Green: What we’re seeing today is this idea of breaking down the definition of an enterprise. The boundaries of a company have now dissipated. The constituency for IT used to be company employees; now it’s employees, customers, partners, and everybody who interacts with the company. Many IT projects are now interested in providing better communications to all the people who surround the corporation. And that’s caused a shift from Enterprise Application Integration (EAI) into the more general scope of e-business, which provides more effective real-time communications between applications within and beyond the enterprise.

eAIJ: What common problems are your customers trying to solve?

Green: Sometimes, it’s an internal IT project to make the company more efficient and, increasingly, it’s a movement toward an e-commerce- or e-business-type arrangement. We see many more companies being reactive — trying to react to the movement of the Web from just a Web server marketing presence to more of an interactive activity with their customers or suppliers or partners. Many people are just trying to keep up; nobody wants to be left behind. Speed is everything. There’s one overwhelming thing that people want — and that’s speed of implementation. They also want ease of use. If you lower the skill levels and structure the product appropriately for the project team, it facilitates people being productive and making great progress in a short time. We also hear a lot about total life cycle cost. People want to move quickly, yet reduce their maintenance costs and their total life cycle costs. So it’s important that systems have an extensible architecture. It needs to be flexible enough to support changes over time — so maintaining overall lifecycle costs and ensure that can maintain the system and observe how it really works in operation.

eAIJ: Integration projects can be notoriously complex.

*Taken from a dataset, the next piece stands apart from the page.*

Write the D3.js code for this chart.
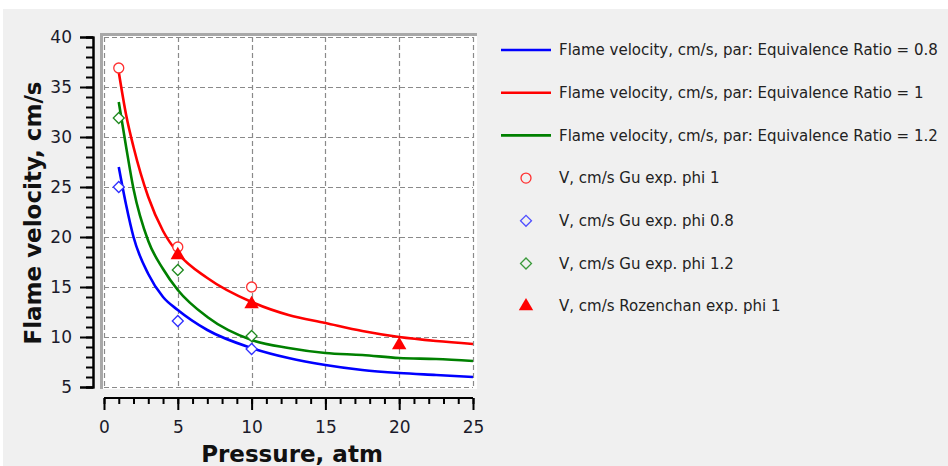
<!DOCTYPE html>
<html>
<head>
<meta charset="utf-8">
<script src="https://cdn.jsdelivr.net/npm/d3@7"></script>
<style>
  html, body { margin: 0; padding: 0; background: #fff; }
  svg { display: block; }
</style>
</head>
<body>
<svg id="mainsvg" width="948" height="466"></svg>
<script>
// model curves (pressure, atm)
const pressure = [1, 1.5, 2, 3, 4, 5, 7, 10, 12.5, 15, 17.5, 20, 22.5, 25];
const velPhi08 = [27.0, 23.2, 20.0, 16.3, 14.0, 12.7, 10.7, 8.9, 7.9, 7.2, 6.7, 6.4, 6.2, 6.0];
const velPhi10 = [36.5, 32.2, 29.0, 24.0, 20.6, 18.4, 15.9, 13.5, 12.2, 11.4, 10.6, 10.0, 9.6, 9.3];
const velPhi12 = [33.5, 29.0, 24.8, 19.6, 16.8, 14.7, 12.0, 9.7, 8.9, 8.4, 8.2, 7.9, 7.8, 7.6];

// experiments
const guP = [1, 5, 10];
const guPhi10 = [36.9, 19.0, 15.0];
const guPhi08 = [25.0, 11.6, 8.8];
const guPhi12 = [31.9, 16.7, 10.1];
const rozP = [5, 10, 20];
const rozPhi10 = [18.2, 13.3, 9.2];

const xTicks = [0, 5, 10, 15, 20, 25];
const yTicks = [5, 10, 15, 20, 25, 30, 35, 40];

const svg = d3.select('#mainsvg');
const font = 'DejaVu Sans, Verdana, sans-serif';

// grey panel
svg.append('rect').attr('x', 3).attr('y', 9).attr('width', 945).attr('height', 457).attr('fill', '#f0f0f0');

const xScale = d3.scaleLinear().domain([0, 25]).range([104, 473]);
const yScale = d3.scaleLinear().domain([5, 40]).range([387, 37]);

// plot area
svg.append('rect').attr('x', 100).attr('y', 33).attr('width', 377).attr('height', 356).attr('fill', '#fff');
svg.append('rect').attr('x', 100).attr('y', 33).attr('width', 377).attr('height', 3).attr('fill', '#a8a8a8');
svg.append('rect').attr('x', 100).attr('y', 33).attr('width', 3).attr('height', 356).attr('fill', '#a8a8a8');

// grid
const grid = svg.append('g').attr('stroke', '#8a8a8a').attr('stroke-width', 1.2).attr('stroke-dasharray', '5,3');
grid.selectAll('.gx').data(xTicks).enter().append('line')
  .attr('x1', d => Math.round(xScale(d)) + 0.5).attr('x2', d => Math.round(xScale(d)) + 0.5)
  .attr('y1', yScale(40)).attr('y2', yScale(5));
grid.selectAll('.gy').data(yTicks).enter().append('line')
  .attr('y1', d => Math.round(yScale(d)) + 0.5).attr('y2', d => Math.round(yScale(d)) + 0.5)
  .attr('x1', xScale(0)).attr('x2', xScale(25));

// y axis
svg.append('g').attr('transform', 'translate(93,0)')
  .call(d3.axisLeft(yScale).tickValues(d3.range(5, 41, 1)).tickSize(7).tickFormat(''));
svg.append('g').attr('transform', 'translate(93,0)')
  .call(d3.axisLeft(yScale).tickValues(yTicks).tickSize(13).tickPadding(8));
// x axis
const xAxisG = svg.append('g').attr('transform', 'translate(0,398)')
  .call(d3.axisBottom(xScale).tickValues(d3.range(0, 26, 1)).tickSize(6).tickFormat(''));
const xMajor = svg.append('g').attr('transform', 'translate(0,398)')
  .call(d3.axisBottom(xScale).tickValues(xTicks).tickSize(12).tickPadding(11));

svg.selectAll('.domain').attr('stroke', '#000').attr('stroke-width', 2);
svg.selectAll('.tick line').attr('stroke', '#000').attr('stroke-width', 2);
svg.selectAll('.tick text').attr('fill', '#1a1a2a').style('font-family', font).style('font-size', '17px');
xAxisG.select('.domain').attr('d', 'M104,0H473');
xMajor.select('.domain').attr('d', 'M104,0H473');

// axis titles
svg.append('text').attr('x', 292).attr('y', 462).attr('text-anchor', 'middle')
  .style('font-family', font).style('font-size', '23px').style('font-weight', 'bold').attr('fill', '#111')
  .text('Pressure, atm');
svg.append('text').attr('transform', 'translate(41,213) rotate(-90)').attr('text-anchor', 'middle')
  .style('font-family', font).style('font-size', '23px').style('font-weight', 'bold').attr('fill', '#111')
  .text('Flame velocity, cm/s');

// curves
const line = d3.line().x(d => xScale(d[0])).y(d => yScale(d[1])).curve(d3.curveMonotoneX);
const curves = [
  {vals: velPhi08, color: '#0000ff'},
  {vals: velPhi12, color: '#008000'},
  {vals: velPhi10, color: '#ff0000'}
];
svg.selectAll('.curve').data(curves).enter().append('path')
  .attr('class', 'curve')
  .attr('d', c => line(pressure.map((p, i) => [p, c.vals[i]])))
  .attr('fill', 'none').attr('stroke', c => c.color).attr('stroke-width', 2.6);

// markers
const diamond = d3.symbol().type(d3.symbolSquare).size(60);
const triangle = d3.symbol().type(d3.symbolTriangle).size(90);

svg.selectAll('.gu10').data(guP).enter().append('circle')
  .attr('cx', d => xScale(d)).attr('cy', (d, i) => yScale(guPhi10[i])).attr('r', 5)
  .attr('fill', '#fff').attr('stroke', '#ff3030').attr('stroke-width', 1.3);
svg.selectAll('.gu08').data(guP).enter().append('path')
  .attr('d', diamond)
  .attr('transform', (d, i) => `translate(${xScale(d)},${yScale(guPhi08[i])}) rotate(45)`)
  .attr('fill', '#fff').attr('stroke', '#3030ff').attr('stroke-width', 1.3);
svg.selectAll('.gu12').data(guP).enter().append('path')
  .attr('d', diamond)
  .attr('transform', (d, i) => `translate(${xScale(d)},${yScale(guPhi12[i])}) rotate(45)`)
  .attr('fill', '#fff').attr('stroke', '#208a20').attr('stroke-width', 1.3);
svg.selectAll('.roz').data(rozP).enter().append('path')
  .attr('d', triangle)
  .attr('transform', (d, i) => `translate(${xScale(d)},${yScale(rozPhi10[i])})`)
  .attr('fill', '#ff0000');

// legend
const legendItems = [
  {type: 'line', color: '#0000ff', text: 'Flame velocity, cm/s, par: Equivalence Ratio = 0.8'},
  {type: 'line', color: '#ff0000', text: 'Flame velocity, cm/s, par: Equivalence Ratio = 1'},
  {type: 'line', color: '#008000', text: 'Flame velocity, cm/s, par: Equivalence Ratio = 1.2'},
  {type: 'circle', color: '#ff3030', text: 'V, cm/s Gu exp. phi 1'},
  {type: 'diamond', color: '#5050ff', text: 'V, cm/s Gu exp. phi 0.8'},
  {type: 'diamond', color: '#3a9a3a', text: 'V, cm/s Gu exp. phi 1.2'},
  {type: 'triangle', color: '#ff0000', text: 'V, cm/s Rozenchan exp. phi 1'}
];
const lg = svg.selectAll('.leg').data(legendItems).enter().append('g')
  .attr('transform', (d, i) => `translate(0,${50 + i * 42.7})`);
lg.filter(d => d.type === 'line').append('line')
  .attr('x1', 501).attr('x2', 551).attr('y1', 0).attr('y2', 0)
  .attr('stroke', d => d.color).attr('stroke-width', 2.6);
lg.filter(d => d.type === 'circle').append('circle')
  .attr('cx', 526).attr('cy', 0).attr('r', 5)
  .attr('fill', 'none').attr('stroke', d => d.color).attr('stroke-width', 1.3);
lg.filter(d => d.type === 'diamond').append('path')
  .attr('d', diamond).attr('transform', 'translate(526,0) rotate(45)')
  .attr('fill', 'none').attr('stroke', d => d.color).attr('stroke-width', 1.3);
lg.filter(d => d.type === 'triangle').append('path')
  .attr('d', triangle).attr('transform', 'translate(526,0)')
  .attr('fill', d => d.color);
lg.append('text').attr('x', 559).attr('y', 0).attr('dy', '0.35em')
  .style('font-family', font).style('font-size', '15px').attr('fill', '#222')
  .text(d => d.text);
</script>
</body>
</html>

How do you go about deploying a solution?

Green: We have a clean model. We have the notion of an integration process that consists of multiple components. We capture the components with well-defined boundaries and we can reuse the components for multiple processes. If you have a particular business rule or algorithm, you can now capture it as a component and move that component various places. A bunch of information there collectively implements your system. The information includes the business logic that resides in the components and business events or information. That might be in application-specific formats or in XML format. The information also includes security parameters, configuration of the adapters, network topology, the brokers, and administration tools. With our product, when you get that working in the Research and Development (R&D) laboratory, you can press a button and all that information is collected into what we call an interaction. An interaction is nothing more than a packaged integration process that can be transported from one location to another.